National Institutes of Health (NIH) researchers have found a new site on HIV’s surface that is vulnerable to a powerful broadly neutralizing antibody (BNA), a discovery that could lead to new developments in the vaccine, treatment or prevention fields.

Called 35O22, the antibody binds to the viral surface, or envelope, at a site that straddles two proteins, called gp41 and gp120, that stick out of the virus. It prevents 62 percent of all known strains of HIV from infecting cells in a laboratory setting. The antibody is also highly potent, with a relatively small amount needed to neutralize the virus. The NIH researchers found that 35O22–like antibodies were common among a group of HIV-positive people whose immune systems were able to ward off a broad swath of HIV strains. They believe that this finding suggests that vaccines might have better success at prompting 35O22 antibodies than other, less common BNAs.

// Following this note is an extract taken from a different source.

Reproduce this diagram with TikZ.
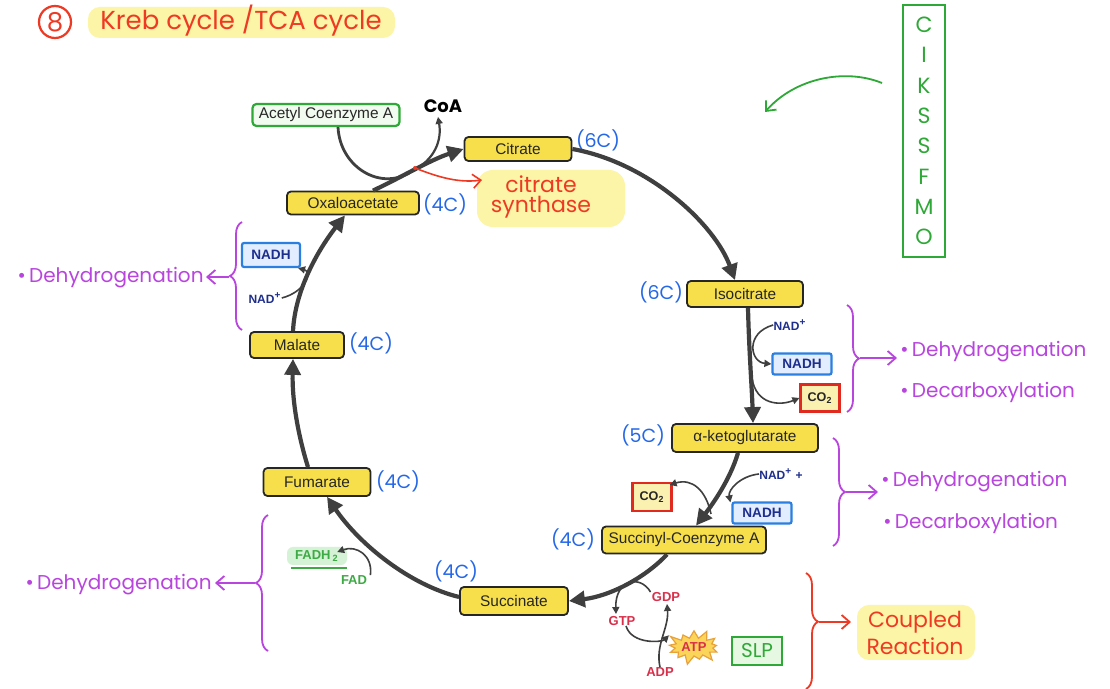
\documentclass[tikz,border=0pt]{standalone}
\usepackage{fontspec}
\setmainfont{Liberation Sans}
\newfontfamily\hand{Poppins}
\usetikzlibrary{arrows.meta,shapes.symbols,decorations.pathreplacing,calc}

\definecolor{boxyellow}{HTML}{F6DF4A}
\definecolor{arrowgray}{HTML}{3F3F3F}
\definecolor{cblue}{HTML}{2468E8}
\definecolor{notepurple}{HTML}{B845DE}
\definecolor{titlered}{HTML}{EE3A24}
\definecolor{hilite}{HTML}{FCF4A6}
\definecolor{mgreen}{HTML}{2EA836}
\definecolor{lgreen}{HTML}{E6F7E2}
\definecolor{nadhblue}{HTML}{2B7FE0}
\definecolor{nadhfill}{HTML}{E2EEFF}
\definecolor{nadtext}{HTML}{1E2E8C}
\definecolor{co2red}{HTML}{E02A20}
\definecolor{co2fill}{HTML}{FAF0B0}
\definecolor{gred}{HTML}{D8304A}
\definecolor{fadgreen}{HTML}{3DAA45}
\definecolor{fadfill}{HTML}{D6F2D6}
\definecolor{starfill}{HTML}{FBD45A}
\definecolor{staredge}{HTML}{E9A23A}

\begin{document}
\begin{tikzpicture}[x=0.5pt,y=0.5pt,
  stage/.style={draw=black!85, line width=0.9pt, fill=boxyellow, rounded corners=2pt,
    inner sep=0pt, font=\fontsize{7.7}{9}\selectfont, text=black!85},
  cyc/.style={draw=arrowgray, line width=2.1pt, -{Triangle[length=8pt,width=8pt]}},
  side/.style={draw=arrowgray, line width=0.8pt, -{Triangle[length=3.5pt,width=3.5pt]}},
  carbon/.style={text=cblue, font=\hand\fontsize{9.5}{11}\selectfont, inner sep=0pt},
  note/.style={text=notepurple, font=\hand\fontsize{10}{12}\selectfont, inner sep=0pt, anchor=west},
  nadh/.style={draw=nadhblue, line width=1.1pt, fill=nadhfill, rounded corners=1pt, text=nadtext,
    font=\bfseries\fontsize{6.8}{8}\selectfont, minimum height=10.5pt, inner sep=0pt},
  nadp/.style={text=nadtext, font=\bfseries\fontsize{6}{7}\selectfont, inner sep=0pt},
  co2box/.style={draw=co2red, line width=1.1pt, fill=co2fill, text=black!85,
    font=\bfseries\fontsize{6.3}{7}\selectfont, minimum width=19.5pt, minimum height=13.5pt, inner sep=0pt},
  gnp/.style={text=gred, font=\bfseries\fontsize{6.5}{7}\selectfont, inner sep=0pt},
  pbrace/.style={draw=notepurple, line width=0.9pt, decorate, decoration={brace, amplitude=6pt}},
  pbarrow/.style={draw=notepurple, line width=0.9pt, -{Straight Barb[length=4pt,width=7pt]}},
]
\useasboundingbox (0,0) rectangle (1110,-689);
\fill[white] (0,0) rectangle (1110,-689);

% ---- title ----
\fill[hilite, rounded corners=6pt] (88,-7) rectangle (395,-38);
\node[circle, draw=titlered, line width=1.1pt, minimum size=16pt, inner sep=0pt,
  text=titlered, font=\hand\fontsize{13}{14}\selectfont] (num) at (55,-22) {8};
\node[text=titlered, font=\hand\fontsize{13}{14}\selectfont, inner sep=0pt] (title) at (241,-21) {Kreb cycle /TCA cycle};

% ---- mnemonic column ----
\node[draw=mgreen, line width=1pt, minimum width=21pt, minimum height=126pt, inner sep=0pt,
  text=mgreen, font=\hand\fontsize{11}{15.15}\selectfont, align=center] (mnem) at (924,-131)
  {C\\I\\K\\S\\S\\F\\M\\O};
\coordinate (mnemA) at (882,-83);
\coordinate (mnemB) at (765,-112);
\draw[mgreen, line width=0.9pt, -{Straight Barb[length=4pt,width=7pt]}]
  (mnemA) .. controls (845,-68) and (795,-78) .. (mnemB);

% ---- highlights behind handwritten notes ----
\fill[hilite, rounded corners=8pt] (477,-170) rectangle (625,-227);
\fill[hilite, rounded corners=6pt] (857,-605) rectangle (975,-660);
\fill[fadfill, rounded corners=3pt] (287,-547) rectangle (347,-565);

% ---- cycle intermediates ----
\node[stage, draw=mgreen, line width=1.1pt, fill=lgreen!50, minimum width=73.5pt, minimum height=11pt] (acetyl) at (326,-115) {Acetyl Coenzyme A};
\node[stage, minimum width=53.5pt, minimum height=12pt] (cit)  at (518,-149) {Citrate};
\node[stage, minimum width=66pt, minimum height=11.5pt] (oxa) at (353,-203) {Oxaloacetate};
\node[stage, minimum width=58pt, minimum height=13pt] (iso)  at (745,-294) {Isocitrate};
\node[stage, minimum width=73pt, minimum height=14pt] (akg)  at (745,-438) {α-ketoglutarate};
\node[stage, minimum width=82pt, minimum height=13.5pt] (suc) at (684,-540) {Succinyl-Coenzyme A};
\node[stage, minimum width=54pt, minimum height=14pt] (succ) at (514,-601) {Succinate};
\node[stage, minimum width=53.5pt, minimum height=14pt] (fum) at (317,-482) {Fumarate};
\node[stage, minimum width=47pt, minimum height=13pt] (mal)  at (297,-345) {Malate};

% ---- carbon counts ----
\node[carbon] (cC)  at (598,-140) {(6C)};
\node[carbon] (cO)  at (445,-204) {(4C)};
\node[carbon] (cI)  at (661,-292) {(6C)};
\node[carbon] (cK)  at (643,-435) {(5C)};
\node[carbon] (cS)  at (573,-539) {(4C)};
\node[carbon] (cSu) at (456,-571) {(4C)};
\node[carbon] (cF)  at (398,-481) {(4C)};
\node[carbon] (cM)  at (371,-343) {(4C)};

% ---- main cycle ----
\draw[cyc] (cit.east) .. controls (650,-163) and (715,-225) .. ($(iso.north)+(-10,0)$);
\draw[cyc] ($(iso.south)+(3,0)$) .. controls (749,-350) and (752,-390) .. ($(akg.north)+(8,0)$);
\draw[cyc] ($(akg.south)+(-7,0)$) .. controls (730,-480) and (712,-505) .. ($(suc.north)+(12,0)$);
\draw[cyc] ($(suc.south)+(-17,0)$) .. controls (645,-578) and (610,-596) .. (succ.east);
\draw[cyc] ($(succ.west)+(0,4)$) .. controls (410,-585) and (360,-545) .. ($(fum.south)+(10,0)$);
\draw[cyc] ($(fum.north)+(-9,0)$) .. controls (298,-435) and (292,-400) .. ($(mal.south)+(-4,0)$);
\draw[cyc] ($(mal.north)+(-4,0)$) .. controls (295,-290) and (318,-250) .. ($(oxa.south)+(-8,0)$);
\draw[cyc] ($(oxa.north)+(20,0)$) .. controls (400,-178) and (430,-160) .. (cit.west);

% ---- acetyl-CoA entry, CoA release and citrate synthase ----
\coordinate (jn) at (412,-171);
\node[font=\hand\bfseries\fontsize{9}{10}\selectfont, inner sep=0pt] (coa) at (443,-106) {CoA};
\draw[arrowgray, line width=1.4pt] ($(acetyl.south)+(12,0)$) .. controls (340,-168) and (382,-192) .. (jn);
\draw[side, line width=1.1pt] (jn) .. controls (435,-160) and (442,-140) .. ($(coa.south)+(-5,-4)$);
\node[text=titlered, font=\hand\fontsize{11}{10}\selectfont, align=center, inner sep=0pt] (syn) at (541,-197) {citrate\\synthase};
\coordinate (synA) at (415,-168);
\coordinate (synB) at (482,-180);
\fill[titlered] (synA) circle (2);
\draw[titlered, line width=0.8pt, -{Straight Barb[length=4pt,width=7pt]}] (synA) .. controls (440,-178) and (460,-183) .. (synB);

% ---- isocitrate -> alpha-ketoglutarate ----
\node[nadp] (nadA) at (790,-325) {NAD\textsuperscript{+}};
\node[nadh, minimum width=29.5pt] (nadhA) at (802,-364) {NADH};
\node[co2box] (co2A) at (820,-398) {CO\textsubscript{2}};
\coordinate (brA) at (752,-378);
\draw[side] (nadA.west) .. controls (745,-333) and (750,-362) .. (nadhA.west);
\draw[side] (brA) .. controls (756,-405) and (780,-406) .. (co2A.west);

% ---- alpha-ketoglutarate -> succinyl-CoA ----
\node[nadp] (nadB) at (781,-474) {NAD\textsuperscript{+} +};
\node[nadh, minimum width=29.5pt] (nadhB) at (762,-513) {NADH};
\node[co2box, minimum width=19.5pt, minimum height=14pt] (co2B) at (652,-497) {CO\textsubscript{2}};
\coordinate (brB) at (711,-514);
\draw[side] (nadB.west) .. controls (740,-476) and (728,-490) .. ($(nadhB.north west)+(-1,-1)$);
\draw[side] (brB) .. controls (706,-490) and (692,-478) .. ($(co2B.north east)+(-3,-3)$);

% ---- succinyl-CoA -> succinate ----
\node[gnp] (gdp) at (666,-597) {GDP};
\node[gnp] (gtp) at (622,-621) {GTP};
\node[gnp] (adp) at (660,-672) {ADP};
\node[starburst, starburst points=13, starburst point height=5pt, fill=starfill, draw=staredge,
  line width=0.6pt, minimum width=29pt, minimum height=19pt, inner sep=0pt,
  text=gred, font=\bfseries\fontsize{6.5}{7}\selectfont] (atp) at (694,-647) {ATP};
\node[draw=mgreen, line width=1pt, fill=lgreen, minimum width=25pt, minimum height=14pt, inner sep=0pt,
  text=mgreen, font=\hand\fontsize{10}{11}\selectfont] (slp) at (757,-651) {SLP};
\draw[side] ($(gdp.north west)+(-1,0)$) .. controls (640,-574) and (615,-580) .. ($(gtp.north)+(-6,2)$);
\draw[side] ($(gtp.south)+(4,0)$) .. controls (632,-645) and (662,-642) .. (atp.155);
\draw[side] (adp.north) .. controls (655,-645) and (669,-628) .. ($(gdp.south)+(1,-2)$);

% ---- succinate -> fumarate ----
\node[text=fadgreen, font=\bfseries\fontsize{6.5}{7}\selectfont, inner sep=0pt] (fadh) at (317,-556) {FADH\,\textsubscript{2}};
\node[text=fadgreen, font=\bfseries\fontsize{6.5}{7}\selectfont, inner sep=0pt] (fad) at (354,-580) {FAD};
\draw[fadgreen, line width=0.9pt] ($(fadh.south west)+(-4,-6)$) -- ($(fadh.south east)+(8,-6)$);
\draw[side] ($(fad.north east)+(3,0)$) .. controls (373,-555) and (356,-545) .. ($(fadh.north east)+(-2,-2)$);

% ---- malate -> oxaloacetate ----
\node[nadh, minimum width=29pt, minimum height=12pt] (nadhC) at (271,-255) {NADH};
\node[nadp] (nadC) at (265,-298) {NAD\textsuperscript{+}};
\draw[side] (nadC.east) .. controls (305,-292) and (313,-272) .. ($(nadhC.south east)+(-3,0)$);

% ---- reaction-type notes ----
\draw[pbrace] (242,-330) -- (242,-222);
\draw[pbarrow] (229,-277) -- (206,-277);
\node[note, anchor=east] (noteM) at (204,-278) {\textbullet\,Dehydrogenation};

\draw[pbrace] (268,-651) -- (268,-515);
\draw[pbarrow] (255,-583) -- (215,-583);
\node[note, anchor=east] (noteF) at (212,-585) {\textbullet\,Dehydrogenation};

\draw[pbrace] (847,-305) -- (847,-412);
\draw[pbarrow] (860,-358) -- (897,-358);
\node[note] (noteI1) at (900,-352) {\textbullet\,Dehydrogenation};
\node[note] (noteI2) at (900,-392) {\textbullet\,Decarboxylation};

\draw[pbrace] (833,-438) -- (833,-546);
\draw[pbarrow] (846,-492) -- (878,-492);
\node[note] (noteK1) at (881,-482) {\textbullet\,Dehydrogenation};
\node[note] (noteK2) at (883,-523) {\textbullet\,Decarboxylation};

\draw[titlered, line width=0.9pt, decorate, decoration={brace, amplitude=6pt, aspect=0.42}] (806,-573) -- (806,-689);
\draw[titlered, line width=0.9pt, -{Straight Barb[length=4pt,width=7pt]}] (819,-622) -- (851,-622);
\node[text=titlered, font=\hand\fontsize{11}{13.5}\selectfont, align=center, inner sep=0pt] (coupled) at (915,-633) {Coupled\\Reaction};
\end{tikzpicture}
\end{document}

The hope is that a vaccine, or a prevention or treatment regimen, that elicits 35O22–like antibodies along with a few other BNAs could effectively combat the vast majority of HIV strains found around the world.

“I think that each of these antibodies has been a pretty big deal,” says Mark Connors, MD, the study’s principal investigator, who studies HIV-specific immunity at the NIH. “They tend to tell us a little bit about how [the viral] envelope works and how we might elicit these types of antibodies.”